Tuesday, June 22, 2010

ATH: Scouting Report -- Algeria

From the US National Team Players Association

Scouting Report: Algeria

By Clemente Lisi

Win and they’re in the final 16. For the never-say-die USA, it’s that simple. Standing in the way is Algeria, a team that has played inconsistently at this World Cup.

While the US is coming off a hard-fought 2-2 draw last Friday against Slovenia, Algeria also put on a strong showing in its scoreless tie against England the same day. The results put the USA’s destiny in its own hands, with a victory Wednesday at Loftus Versfeld Stadium in Pretoria advancing the United States out of Group C.

“We’re going into our third game. We have no choice but to win,” Landon Donovan said after the Slovenia game.

The US is currently in second place with four points after a much-debated, controversial call by referee Koman Colibaly of Mali who disallowed a Maurice Edu goal with six minutes left. There is no doubt that FIFA's continued practice of allowing referees from less-established soccer countries to work World Cup games erased what would have been the greatest comeback in US soccer history. That, however, is another debate for another column.

Those emotional events have to be considered ancient history. The players need to move on and put this behind them if they hope to defeat Algeria. The Desert Foxes can be a better team than we’ve seen thus far. Against Slovenia in their first game, Algeria produced very little and came away with a 1-0 loss. On Friday, they were much more compact and their defense frustrated the English into submission.

Seventeen of the 23 players on the roster were born in France (former French star Zinedine Zidane, who is of Algerian descent, is working as an adviser) and the players have lots of experience playing in Europe’s biggest leagues. However, Algeria has been so inconsistent over the last two games that it will be difficult to prepare for them. For the US, it is a mystery which team will show up.

Before the impressive game against England, Algeria had followed the trend of other African nations at this World Cup by underachieving. Against England, the Algerians dominated possession and played strong defense, resuscitating their hopes of advancing and leaving England, the pre-tournament favorites, walking off the field amid a shower of boos in Cape Town.

“Algeria is a good team. They’re athletic, they’re good defensively, they made some big tackles during that game against England," Clint Dempsey told reporters. “We just have to play our game, keep moving the ball and trying different things, take our opportunities when we can.”

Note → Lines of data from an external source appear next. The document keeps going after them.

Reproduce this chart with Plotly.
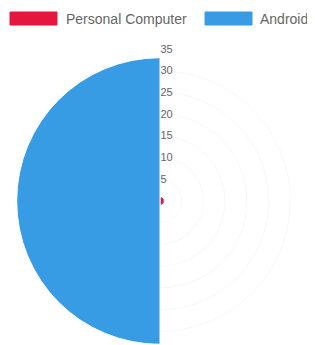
import plotly.graph_objects as go

categories = ["Personal Computer", "Android"]
values = [1, 33]
colors = ["#e5173f", "#389ce4"]
tick_values = [5, 10, 15, 20, 25, 30, 35]
tick_labels = ["5", "10", "15", "20", "25", "30", "35"]
r_max = 35

W, H = 315, 345
OFF = 8  # page body margin offset
n = len(categories)
span = 360 / n

fig = go.Figure()
for i, (cat, val, col) in enumerate(zip(categories, values, colors)):
    fig.add_trace(go.Barpolar(
        r=[val],
        theta=[span * (i + 0.5)],
        width=[span],
        name=cat,
        marker=dict(color=col, line=dict(color="white", width=1)),
        hoverinfo="name+r",
        showlegend=False,
    ))

# custom Chart.js-style legend (wide colour boxes + labels)
legend_box_x = [10, 205]
legend_text_x = [64, 258]
shapes, annos = [], []
for cat, col, bx, tx in zip(categories, colors, legend_box_x, legend_text_x):
    shapes.append(dict(type="rect", xref="paper", yref="paper",
                       x0=(bx - OFF) / W, x1=(bx + 47 - OFF) / W,
                       y0=1 - (25 - OFF) / H, y1=1 - (12 - OFF) / H,
                       fillcolor=col, line=dict(color=col, width=1)))
    annos.append(dict(text=cat, xref="paper", yref="paper",
                      x=(tx - OFF) / W, y=1 - (18.5 - OFF) / H,
                      xanchor="left", yanchor="middle", showarrow=False,
                      font=dict(size=14, color="#666")))

cx, cy, rad = 160 - OFF, 201 - OFF, 152
fig.update_layout(
    width=W, height=H,
    margin=dict(l=0, r=0, t=0, b=0),
    paper_bgcolor="white",
    font=dict(family="Liberation Sans, Arial, sans-serif", color="#666"),
    showlegend=False,
    shapes=shapes,
    annotations=annos,
    polar=dict(
        domain=dict(x=[max(0, (cx - rad) / W), (cx + rad) / W],
                    y=[max(0, 1 - (cy + rad) / H), 1 - (cy - rad) / H]),
        bgcolor="white",
        bargap=0,
        angularaxis=dict(rotation=90, direction="clockwise", showticklabels=False,
                         showgrid=False, showline=False, ticks=""),
        radialaxis=dict(range=[0, r_max], tickvals=tick_values, ticktext=tick_labels,
                        angle=90, tickangle=90, side="clockwise", showline=False, ticks="",
                        gridcolor="rgba(0,0,0,0.035)",
                        tickfont=dict(size=11, color="#666")),
    ),
)

fig.write_html("out.html")
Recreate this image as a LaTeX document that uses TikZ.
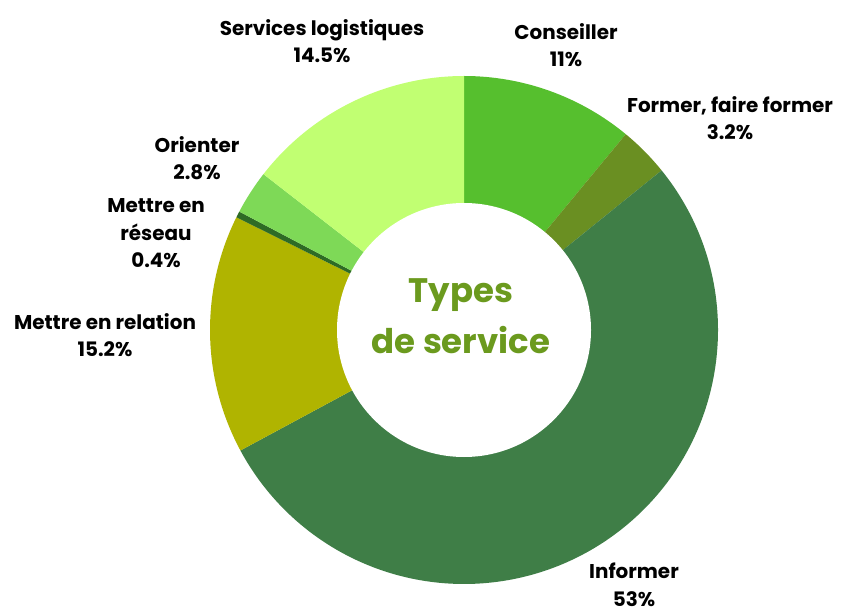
\documentclass[tikz,border=0pt]{standalone}
\usepackage{fontspec}
\setmainfont{Poppins}
\definecolor{cConseil}{HTML}{56BF2E}
\definecolor{cFormer}{HTML}{6A8F22}
\definecolor{cInform}{HTML}{3F7E47}
\definecolor{cRelation}{HTML}{B0B400}
\definecolor{cReseau}{HTML}{2E6B25}
\definecolor{cOrient}{HTML}{7ED957}
\definecolor{cServ}{HTML}{C1FF72}
\definecolor{cTitle}{HTML}{6B9A1E}
\begin{document}
\begin{tikzpicture}[x=0.03cm,y=0.03cm,
  lab/.style={font=\fontsize{17}{23.8}\selectfont\bfseries, align=center, anchor=base, inner sep=0pt, text=black},
  ttl/.style={font=\fontsize{29}{44.2}\selectfont\bfseries, align=center, anchor=base, inner sep=0pt, text=cTitle}]
\useasboundingbox[fill=white] (0,0) rectangle (845,612);
\coordinate (C) at (464,282);
\def\slice#1#2#3{\fill[#3] (C) -- ++(#1:254) arc[start angle=#1, end angle=#2, radius=254] -- cycle;}
\slice{90}{50.44}{cConseil}
\slice{50.44}{38.93}{cFormer}
\slice{38.93}{-151.68}{cInform}
\slice{-151.68}{-206.34}{cRelation}
\slice{-206.34}{-207.78}{cReseau}
\slice{-207.78}{-217.85}{cOrient}
\slice{-217.85}{-270}{cServ}
\fill[white] (C) circle[radius=127];
\node[ttl] (title) at (461,258) {Types\\de service};
\node[lab] (serv) at (322,549) {Services logistiques\\14.5\%};
\node[lab] (orient) at (197,432) {Orienter\\2.8\%};
\node[lab] (reseau) at (156,344) {Mettre en\\réseau\\0.4\%};
\node[lab] (relation) at (105,255) {Mettre en relation\\15.2\%};
\node[lab] (conseil) at (566,545) {Conseiller\\11\%};
\node[lab] (former) at (730,472) {Former, faire former\\3.2\%};
\node[lab] (inform) at (634,6) {Informer\\53\%};
\end{tikzpicture}
\end{document}
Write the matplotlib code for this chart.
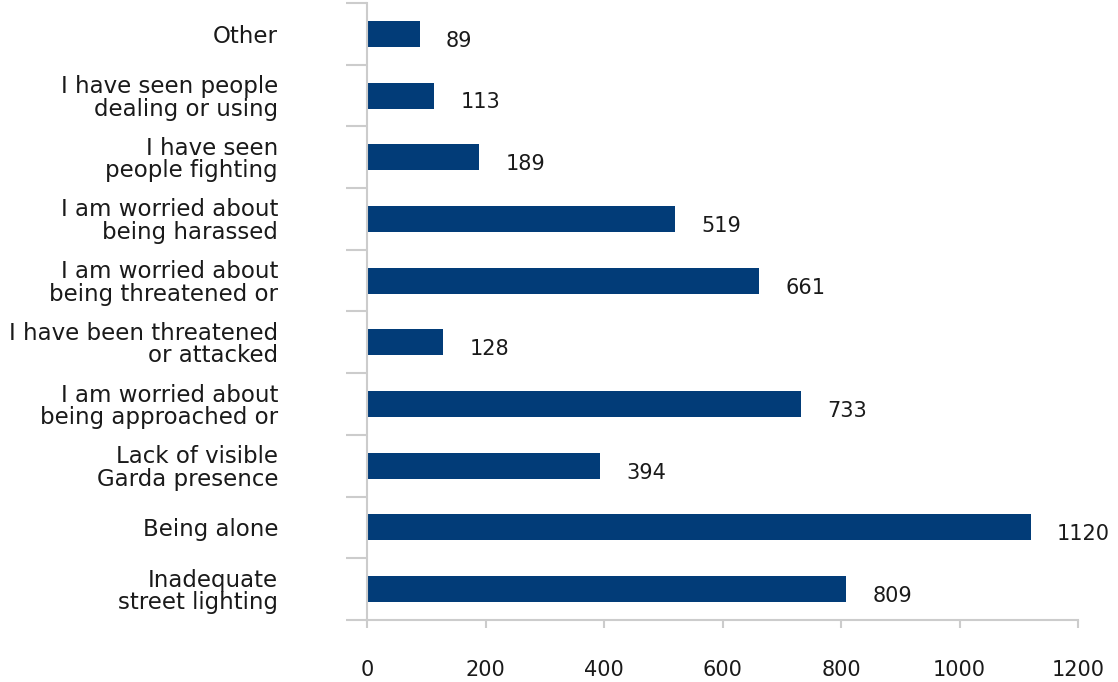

Algeria coach Rabah Saadane is likely to start 24-year-old shot-stopper Rais M’Bolhi, who made his international debut against England, while defenders Nadir Belhadj and Madjid Bougherra will provide strength and control in the back. Bougherra, a teammate of Edu’s and DaMarcus Beasley at Glasgow Rangers, has been exceptionally strong on the right side. Holding midfielder Medhi Lacen broke down England’s predictable plays every chance he got. Scoring against Algeria will be tough for the US as Wayne Rooney so harshly discovered.

The Algerian back line may be solid, but the team lacks offensive firepower (they have scored no goals so far), doing little to create concrete chances in the offensive third. Instead, Algeria’s strength comes in wearing down an opponent with physical play in the midfield and packing the defense. Michael Bradley is a teammate of the Algerian striker Karim Matmour at Borussia Monchengladbach. Matmour is agile and fast with a powerful right foot, but has shown very little at this tournament. He should be of very little concern to the US defense.

“I think we’ve been training for this for six months when we found out the draw, and we’ve been saying all along that we felt it was going to take three games to get through," Tim Howard told reporters. “A win the other day would have been great - maybe would have seen us through. But it’s not like we’re disappointed because we knew that if we played well throughout three games that we would get through the group so that’s still on our minds.”

At the same time, the US needs to avoid some of the pitfalls that have led to the two draws. They may not have had any control over a decision by a referee, but they can’t blame anyone but themselves for getting into a 2-0 hole. The Americans gave Slovenia too much space in the first half, allowing them to score the second goal after the defense was too disjointed. In the second half, the US put more power on the ball and used the wings to push forward into the Slovenian half. Set pieces were key for the US with Donovan doing an exceptional job on the right side.

The US is no stranger to mounting comebacks and getting results when they have their backs to the wall. They did it in World Cup Qualifying and at last year’s Confederations Cup. It’s that spirit that has made this team one of the most exciting to watch at this World Cup.

“We seem to play better when we’re behind and that’s all got to change,” Howard said.

In other words, the Americans need to dictate the pace and tempo against Algeria. The insertion of Edu and Benny Feilhaber in the second half against Slovenia helped create space in the middle, allowing Bradley to show why he is one of the world’s best midfielders with a performance worthy of a mention on the 2010 All-World Cup team.

The knockout stage starts a little earlier for the Americans. A win and they’re in. A doable goal against a beatable team.